British Prime Minister Theresa May is fighting to sustain an overall majority in the House of Commons. Photo: PA
British Prime Minister Theresa May is fighting to sustain an overall majority in the House of Commons. Photo: PA

Colm Kelpie

Differing opinion poll results dented the pound yesterday as fears over the prospect of a hung parliament receded and British Prime Minister Theresa May looked to be gaining ground over her Labour opponent.

The UK currency plunged in the wake of a YouGov poll showing Mrs May's once commanding lead had been wiped out, and the Conservatives would fall short of the required seats for an overall majority.

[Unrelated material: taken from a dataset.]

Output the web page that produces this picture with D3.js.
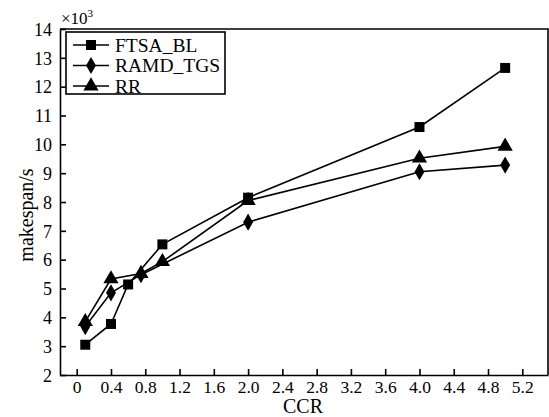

But a second poll, released just hours later, had her lead at 15 points, giving the pound some respite.

Still, sterling hovered just over the 87 pence against the euro mark, highlighting investors remain jittery.

Investec Ireland predicted more volatility to come ahead of that general election on June 8.

"It's worth remembering that polling figures have been varying widely in the past few weeks, and also that polls significantly overstated Labour's position heading into the last general election," it said, in a note to investors. "If nothing else, the wide range in polling numbers will continue to boost uncertainty and keep the pound weaker as we head towards next week's vote."

The pound has reversed nearly half of its 4pc gain since Ms May called the election.

Sterling dropped last week, rounding off the worst week this year, and is now tipped for weeks of volatility as investors question whether Mrs May will achieve the increased majority the market had in effect priced into the pound in recent weeks.

Data last week showed UK growth in the first quarter was slower than first thought, and consumer confidence has also fallen to its lowest since the Brexit vote.

US banking giant JPMorgan argued markets might actually react positively to a defeat for Mrs May. It suggested there was the possibility of a softer Brexit under Labour's Jeremy Corbyn.

Meanwhile, the European securities watchdog has warned EU states that Brexit-related authorisations must be "rigorous and efficient", and that there should be no letter box entities.

Financial Services Minister Eoghan Murphy had warned earlier this year of regulatory arbitrage among certain states seeking to lure post-Brexit jobs from London.

The European Securities and Markets Authority (ESMA) set out nine principles that tell regulators to start from scratch when asked for a licence.